Among those in attendance was Jim Logue, the former Eagles goalie who spent the last 20 years of his 44-year coaching career serving as an assistant at BC before retiring in 2013. John Hegarty, the director of hockey operations who has been with the program since 1994, sat off to the side. Former teammate Mike Mullowney, who took Brown on his recruiting visit in 1986, sat toward the back of the room. Women’s head hockey coach Katie Crowley and associate head coach Courtney Kennedy also were there to welcome Brown back.
And seated in the front row was the man he was replacing, Jerry York, who hired Brown as an assistant coach in 2004 before promoting him to associate head coach in 2012. York announced his retirement last month after 50 years of coaching, the last 28 at BC.
“There’s no place I’d rather be than right here,” said Brown. “I’m so excited to be back at Boston College. I see some familiar faces. It’s incredible. I’m really overwhelmed.”
Brown left the program in 2018 when David Quinn left Boston University to coach the New York Rangers and asked Brown to join his staff. Brown served as an assistant coach for three years before the staff was fired after the 2020-21 season. Nevertheless, Brown was grateful for the experience.
“I know it’s hard to thank a BU guy on this campus,” Brown said, drawing a laugh, “but the opportunity he gave me to go work with the New York Rangers and learn under him, I’ll take what I learned with Dave and use [it] at BC.”

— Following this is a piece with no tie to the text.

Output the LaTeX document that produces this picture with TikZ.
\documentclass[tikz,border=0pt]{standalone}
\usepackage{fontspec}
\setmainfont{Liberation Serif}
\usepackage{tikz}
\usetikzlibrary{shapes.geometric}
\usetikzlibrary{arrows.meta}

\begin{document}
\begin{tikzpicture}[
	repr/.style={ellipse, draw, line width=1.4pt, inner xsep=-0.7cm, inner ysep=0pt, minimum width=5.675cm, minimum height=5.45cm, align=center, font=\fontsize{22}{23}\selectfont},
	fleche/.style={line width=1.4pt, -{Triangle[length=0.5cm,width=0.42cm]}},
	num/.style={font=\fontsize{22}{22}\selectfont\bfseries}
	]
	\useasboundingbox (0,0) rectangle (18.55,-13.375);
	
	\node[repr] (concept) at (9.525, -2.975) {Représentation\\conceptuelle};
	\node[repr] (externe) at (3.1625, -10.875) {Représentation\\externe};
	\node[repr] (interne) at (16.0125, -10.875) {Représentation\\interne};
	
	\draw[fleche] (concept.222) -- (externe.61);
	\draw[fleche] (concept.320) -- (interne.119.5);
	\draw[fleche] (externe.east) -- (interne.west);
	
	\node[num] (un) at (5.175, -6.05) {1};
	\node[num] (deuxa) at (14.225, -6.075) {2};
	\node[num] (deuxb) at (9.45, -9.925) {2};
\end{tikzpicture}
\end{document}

Brown spent last season as coach of the Dubuque Fighting Saints of the USHL, his only experience as a head coach. He noted the difference from being an assistant, and how that one season helped prepare him for his return to BC.
“Certainly you talk a lot more, that’s one thing I had to get used to,” said the soft-spoken Brown. “But also just the fact that you’re running the ship is different. As an assistant, you’re more individual, you’re more helping guys in small little areas, where as the head coach, you’re using broader strokes.”

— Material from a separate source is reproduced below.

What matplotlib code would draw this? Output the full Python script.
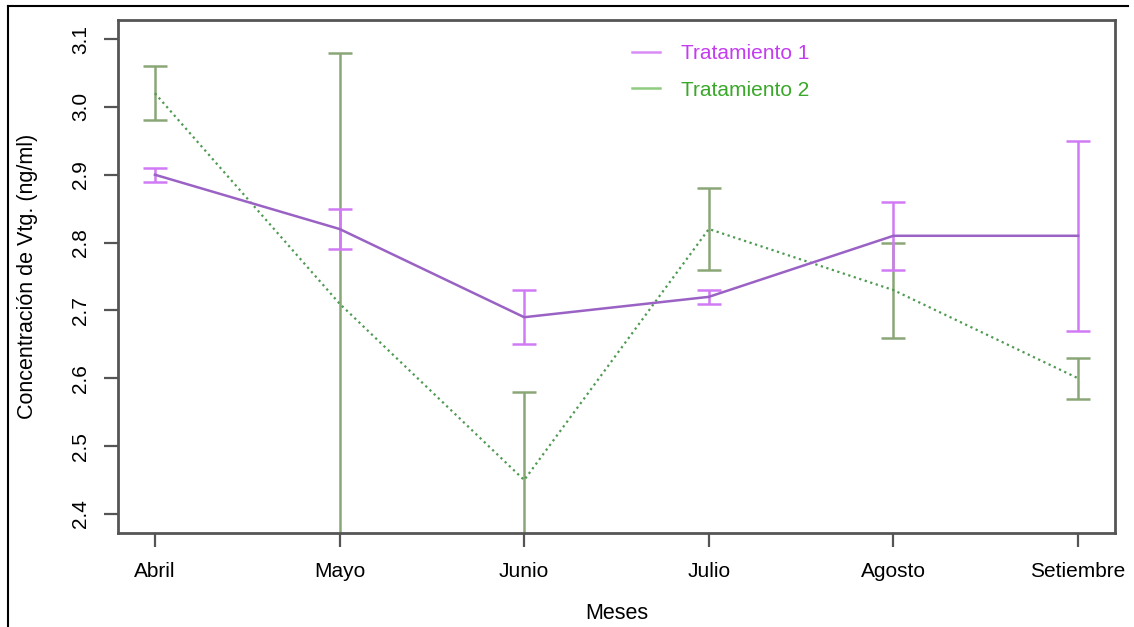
import numpy as np
import matplotlib
matplotlib.use('Agg')
import matplotlib.pyplot as plt
from matplotlib.lines import Line2D

plt.rcParams['font.family'] = ['Liberation Sans', 'DejaVu Sans']

meses = ['Abril', 'Mayo', 'Junio', 'Julio', 'Agosto', 'Setiembre']

t1_media = [2.90, 2.82, 2.69, 2.72, 2.81, 2.81]
t1_sup = [2.91, 2.85, 2.73, 2.73, 2.86, 2.95]
t1_inf = [2.89, 2.79, 2.65, 2.71, 2.76, 2.67]

t2_media = [3.02, 2.71, 2.45, 2.82, 2.73, 2.60]
t2_sup = [3.06, 3.08, 2.58, 2.88, 2.80, 2.63]
t2_inf = [2.98, 2.34, 2.32, 2.76, 2.66, 2.57]

yticks = [2.4, 2.5, 2.6, 2.7, 2.8, 2.9, 3.0, 3.1]

c1_line = '#9a62c4'
c1_err = '#d07af5'
c2_line = '#4f9a52'
c2_err = '#8ba676'
eje = '#555555'

fig = plt.figure(figsize=(11.34, 6.27), dpi=100)
ax = fig.add_axes([118 / 1134, 94 / 627, 997 / 1134, 513 / 627])

x = np.arange(1, len(meses) + 1)

t1_media = np.array(t1_media)
t2_media = np.array(t2_media)
err1 = [t1_media - np.array(t1_inf), np.array(t1_sup) - t1_media]
err2 = [t2_media - np.array(t2_inf), np.array(t2_sup) - t2_media]

ax.errorbar(x, t2_media, yerr=err2, fmt='none', ecolor=c2_err,
            elinewidth=1.8, capsize=8.6, capthick=1.8)
ax.plot(x, t2_media, color=c2_line, lw=1.6, ls=(0, (1, 1.6)))

ax.errorbar(x, t1_media, yerr=err1, fmt='none', ecolor=c1_err,
            elinewidth=1.8, capsize=8.6, capthick=1.8)
ax.plot(x, t1_media, color=c1_line, lw=1.8)

ax.set_xlim(0.8, 6.2)
ax.set_ylim(2.372, 3.128)

ax.set_xticks(x)
ax.set_xticklabels(meses, fontsize=15)
ax.set_yticks(yticks)
ax.set_yticklabels(['%.1f' % v for v in yticks], fontsize=15,
                   rotation=90, va='center')
ax.tick_params(axis='x', length=10, width=1.6, color=eje, pad=11)
ax.tick_params(axis='y', length=10, width=1.6, color=eje, pad=10)
for s in ax.spines.values():
    s.set_color(eje)
    s.set_linewidth(2)

ax.set_xlabel('Meses', fontsize=15.5, labelpad=16)
ax.set_ylabel('Concentración de Vtg. (ng/ml)', fontsize=15.5, labelpad=24)

handles = [Line2D([], [], color='#d98cf5', lw=1.8),
           Line2D([], [], color='#8fcc80', lw=1.8)]
ax.legend(handles, ['Tratamiento 1', 'Tratamiento 2'], frameon=False,
          fontsize=15, labelcolor=['#c43cf0', '#3aa82a'],
          handlelength=1.35, handletextpad=1.0, labelspacing=0.85,
          loc='upper left', bbox_to_anchor=(0.497, 0.99))

# marco exterior de la imagen
fig.add_artist(Line2D([8 / 1134, 8 / 1134], [0, 1 - 6 / 627],
                      transform=fig.transFigure, color='black', lw=1.5))
fig.add_artist(Line2D([8 / 1134, 1128 / 1134], [1 - 6 / 627, 1 - 6 / 627],
                      transform=fig.transFigure, color='black', lw=1.5))

fig.savefig('out.png', dpi=100)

While he’s been away from the college game for only four years, much has changed, with name, image, and likeness taking over college sports, as well as the transfer portal, for which Brown said he would count on the coaching staff to get him up to speed. He confirmed that associated head coaches Mike Ayers and Brendan Buckley, as well as assistant coach Brooks Orpik, would be retained.
“I worked with Mike for four years,” said Brown. “I know Brendan, I haven’t worked with him, and of course I’ve known Brooks for a long time as well, so I’m very familiar with all three, and it will be great to get started with them.”
Brown alluded to York throughout the press conference, praising the “culture of joy and positivity” that he brought every day, and thanked the Hall of Famer for bringing him back to campus in 2004.
“The incredible positivity he has,” said Brown. “Some coaches can have their players nervous or afraid to make mistakes. Under Coach York, the players were eager to go over the bench and to make the difference.
“I think that’s such an important part. It plays into the huge boost of confidence when you know your coach believes in you, so I will definitely try and emulate that.”
When he announced his retirement, York said he thought it might be best if he stayed away from the program at first while the new coach got a handle on things. York had chatted with Brown and his wife, Katharine, before the proceedings, but he and his wife Bobbie slipped out shortly after the conclusion of the press conference, in part to leave the spotlight on Brown but also to get ready to hit the links in Florida.
Many of the players for next year’s team were in attendance, including captain Marshall Warren.
“I’m so fired up. I’ve known Coach Brown for a while,” said the defenseman, who will be a senior next season. “He’s a great person and a good leader. He’s ready to take the program following in Coach York’s footsteps of bringing in a good culture.”